▶
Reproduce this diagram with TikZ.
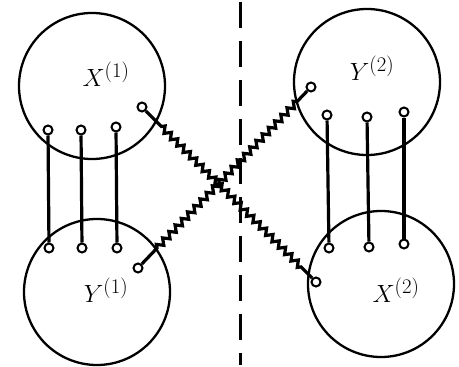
\documentclass[tikz,border=0pt]{standalone}
\usetikzlibrary{decorations.pathmorphing}
\begin{document}
\begin{tikzpicture}[x=1pt,y=-1pt,
  big/.style={draw,circle,line width=2.3pt,minimum size=146pt,inner sep=0pt},
  term/.style={draw,circle,line width=2pt,minimum size=9pt,inner sep=0pt,fill=white},
  wire/.style={line width=3.2pt},
  zz/.style={line width=3.2pt,decorate,decoration={zigzag,segment length=9pt,amplitude=3pt,pre length=22pt,post length=12pt}},
  lbl/.style={font=\fontsize{28}{32}\selectfont}]
\useasboundingbox (0,0) rectangle (459,367);
% dashed axis
\coordinate (dtop) at (240,2);
\coordinate (dbot) at (240,365);
\draw[line width=3pt,dash pattern=on 26pt off 13pt] (dtop) -- (dbot);
% big circles
\node[big] (X1) at (92,86) {};
\node[big] (Y2) at (367,82) {};
\node[big] (Y1) at (97,292) {};
\node[big] (X2) at (381,284) {};
% labels
\node[lbl] (lX1) at (106,74) {$X^{(1)}$};
\node[lbl] (lY2) at (372,68) {$Y^{(2)}$};
\node[lbl] (lY1) at (106,290) {$Y^{(1)}$};
\node[lbl] (lX2) at (396,290) {$X^{(2)}$};
% terminals left pair
\node[term] (a1) at (48,130) {};
\node[term] (a2) at (81,130) {};
\node[term] (a3) at (116,127) {};
\node[term] (b1) at (49,248) {};
\node[term] (b2) at (82,248) {};
\node[term] (b3) at (117,248) {};
% terminals right pair
\node[term] (c1) at (327,115) {};
\node[term] (c2) at (367,117) {};
\node[term] (c3) at (404,112) {};
\node[term] (d1) at (329,248) {};
\node[term] (d2) at (369,247) {};
\node[term] (d3) at (404,244) {};
% crossing terminals
\node[term] (p) at (142,107) {};
\node[term] (q) at (316,282) {};
\node[term] (r) at (138,268) {};
\node[term] (s) at (311,87) {};
% vertical wires
\draw[wire] (a1) -- (b1);
\draw[wire] (a2) -- (b2);
\draw[wire] (a3) -- (b3);
\draw[wire] (c1) -- (d1);
\draw[wire] (c2) -- (d2);
\draw[wire] (c3) -- (d3);
% zigzag wires
\draw[zz] (p) -- (q);
\draw[zz] (r) -- (s);
\end{tikzpicture}
\end{document}
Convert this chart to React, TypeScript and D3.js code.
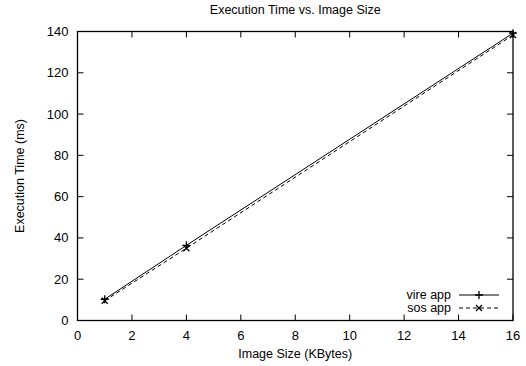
import React from "react";
import * as d3 from "d3";

const sizes = [1, 4, 16];
const vireApp = [10.3, 36.4, 139.2];
const sosApp = [9.6, 35.0, 138.3];
const xTicks = [0, 2, 4, 6, 8, 10, 12, 14, 16];
const yTicks = [0, 20, 40, 60, 80, 100, 120, 140];
const seriesNames = ["vire app", "sos app"];

const W = 526, H = 366;
const M = { left: 77.5, right: 513, top: 31.5, bottom: 320.5 };

export default function App() {
  const x = d3.scaleLinear().domain([0, 16]).range([M.left, M.right]);
  const y = d3.scaleLinear().domain([0, 140]).range([M.bottom, M.top]);
  const line = d3.line<number>().x((_, i) => x(sizes[i])).y((d) => y(d));
  const font = "'Liberation Sans', Arial, Helvetica, sans-serif";
  const tl = 6;
  const series = [
    { name: seriesNames[0], vals: vireApp, dash: undefined as string | undefined, marker: "plus" },
    { name: seriesNames[1], vals: sosApp, dash: "4,3", marker: "cross" },
  ];
  const mk = (kind: string, cx: number, cy: number, key: string) =>
    kind === "plus" ? (
      <path key={key} d={`M${cx - 4},${cy}H${cx + 4}M${cx},${cy - 4}V${cy + 4}`} stroke="#000" strokeWidth={1.3} />
    ) : (
      <path key={key} d={`M${cx - 3},${cy - 3}L${cx + 3},${cy + 3}M${cx - 3},${cy + 3}L${cx + 3},${cy - 3}`} stroke="#000" strokeWidth={1.3} />
    );
  return (
    <svg width={W} height={H} style={{ position: "absolute", left: 0, top: 0 }} fontFamily={font}>
      <rect width={W} height={H} fill="#fff" />
      <text x={(M.left + M.right) / 2} y={14} textAnchor="middle" fontSize={12.5} fill="#000">
        Execution Time vs. Image Size
      </text>
      {xTicks.map((t) => (
        <g key={"x" + t}>
          <line x1={x(t)} x2={x(t)} y1={M.bottom} y2={M.bottom - tl} stroke="#000" />
          <line x1={x(t)} x2={x(t)} y1={M.top} y2={M.top + tl} stroke="#000" />
          <text x={x(t)} y={M.bottom + 19} textAnchor="middle" fontSize={13} fill="#000">{t}</text>
        </g>
      ))}
      {yTicks.map((t) => (
        <g key={"y" + t}>
          <line x1={M.left} x2={M.left + tl} y1={y(t)} y2={y(t)} stroke="#000" />
          <line x1={M.right} x2={M.right - tl} y1={y(t)} y2={y(t)} stroke="#000" />
          <text x={M.left - 9} y={y(t) + 4.5} textAnchor="end" fontSize={13} fill="#000">{t}</text>
        </g>
      ))}
      <rect x={M.left} y={M.top} width={M.right - M.left} height={M.bottom - M.top} fill="none" stroke="#000" strokeWidth={1.3} />
      <text x={(M.left + M.right) / 2} y={358} textAnchor="middle" fontSize={12.5} fill="#000">Image Size (KBytes)</text>
      <text transform={`translate(24,${(M.top + M.bottom) / 2}) rotate(-90)`} textAnchor="middle" fontSize={12.5} fill="#000">
        Execution Time (ms)
      </text>
      {series.map((s) => (
        <g key={s.name}>
          <path d={line(s.vals) || ""} fill="none" stroke="#000" strokeWidth={1} strokeDasharray={s.dash} />
          {s.vals.map((v, i) => mk(s.marker, x(sizes[i]), y(v), s.name + i))}
        </g>
      ))}
      {series.map((s, i) => {
        const ly = 295 + i * 13;
        return (
          <g key={"leg" + s.name}>
            <text x={451} y={ly + 4.3} textAnchor="end" fontSize={12.5} fill="#000">{s.name}</text>
            <line x1={459} x2={499} y1={ly} y2={ly} stroke="#000" strokeWidth={1} strokeDasharray={s.dash} />
            {mk(s.marker, 479, ly, "lm" + i)}
          </g>
        );
      })}
    </svg>
  );
}
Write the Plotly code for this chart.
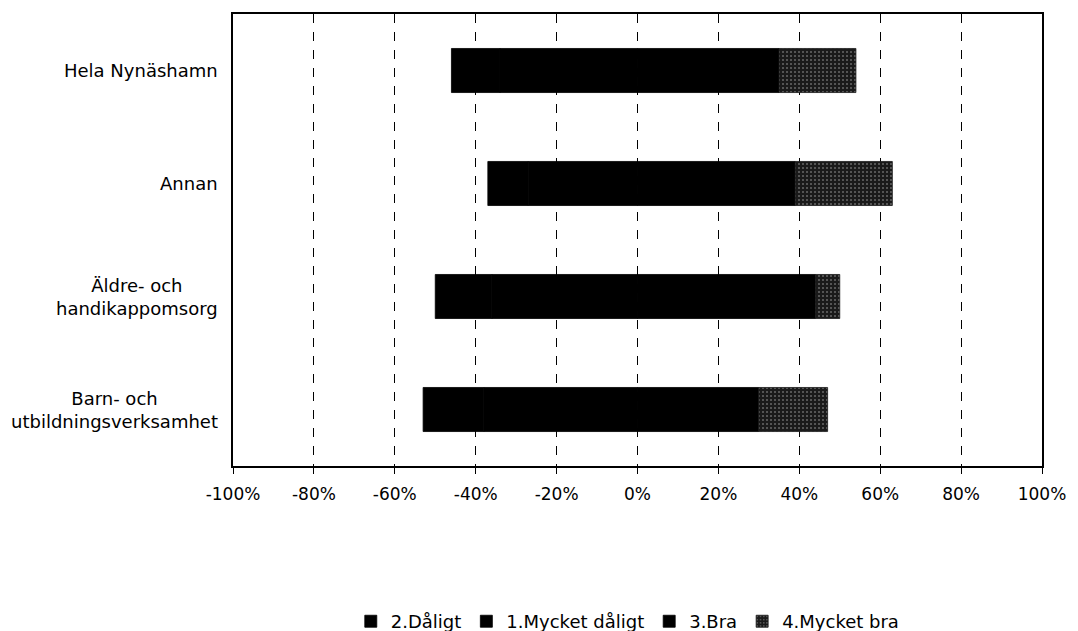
import plotly.graph_objects as go

categories = ["Hela Nynäshamn", "Annan", "Äldre- och<br>handikappomsorg",
              "Barn- och<br>utbildningsverksamhet"]

# Shares in percent; negative answers are drawn to the left of zero
daligt = [-34, -27, -36, -38]          # 2.Dåligt
mycket_daligt = [-12, -10, -14, -15]   # 1.Mycket dåligt
bra = [35, 39, 44, 30]                 # 3.Bra
mycket_bra = [19, 24, 6, 17]           # 4.Mycket bra

tick_vals = [-100, -80, -60, -40, -20, 0, 20, 40, 60, 80, 100]
tick_text = ["-100%", "-80%", "-60%", "-40%", "-20%", "0%", "20%", "40%",
             "60%", "80%", "100%"]

FONT = "DejaVu Sans, Liberation Sans, Arial, sans-serif"

series = [
    ("2.Dåligt", daligt, "#000000", None),
    ("1.Mycket dåligt", mycket_daligt, "#000000", None),
    ("3.Bra", bra, "#000000", None),
    ("4.Mycket bra", mycket_bra, "#1a1a1a",
     dict(shape=".", fgcolor="#b4b4b4", bgcolor="#1a1a1a", size=4, solidity=0.2)),
]

fig = go.Figure()
for name, vals, color, pattern in series:
    marker = dict(color=color, line=dict(width=0.8, color=color))
    if pattern:
        marker["pattern"] = pattern
    fig.add_trace(go.Bar(
        y=categories, x=vals, name=name, orientation="h",
        marker=marker, width=0.39,
    ))

# Category labels: right-aligned block, each line centred inside it
for cat in categories:
    fig.add_annotation(
        x=-0.016, xref="paper", y=cat, yref="y",
        text=cat, showarrow=False, xanchor="right", align="center",
        font=dict(family=FONT, size=18, color="black"),
    )

fig.update_layout(
    barmode="relative",
    width=1078, height=631,
    margin=dict(l=233, r=35, t=12, b=165),
    paper_bgcolor="white", plot_bgcolor="white",
    font=dict(family=FONT, size=17, color="black"),
    showlegend=True,
    legend=dict(orientation="h", x=0.488, xanchor="center",
                yref="container", y=0.015, yanchor="middle",
                font=dict(family=FONT, size=18), traceorder="normal", itemwidth=30),
    xaxis=dict(
        range=[-100, 100], tickvals=tick_vals, ticktext=tick_text,
        showgrid=True, gridcolor="black", griddash="dash", gridwidth=1,
        zeroline=False, showline=True, linecolor="black", linewidth=1.5,
        mirror=True, ticks="outside", ticklen=6, tickcolor="black",
        ticklabelstandoff=6, tickfont=dict(size=17),
    ),
    yaxis=dict(
        categoryorder="array", categoryarray=categories, autorange="reversed",
        showgrid=False, showline=True, linecolor="black", linewidth=1.5,
        mirror=True, ticks="", showticklabels=False,
    ),
)

fig.write_html("out.html")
◀
• STATED PROBLEM:
Copy word for word only the lines above from the one with "Convert this chart" through the one with "31.5, bottom: 320.5". Leave pictures out.

• REPLY:
Convert this chart to React, TypeScript and D3.js code.
import React from "react";
import * as d3 from "d3";

const sizes = [1, 4, 16];
const vireApp = [10.3, 36.4, 139.2];
const sosApp = [9.6, 35.0, 138.3];
const xTicks = [0, 2, 4, 6, 8, 10, 12, 14, 16];
const yTicks = [0, 20, 40, 60, 80, 100, 120, 140];
const seriesNames = ["vire app", "sos app"];

const W = 526, H = 366;
const M = { left: 77.5, right: 513, top: 31.5, bottom: 320.5 };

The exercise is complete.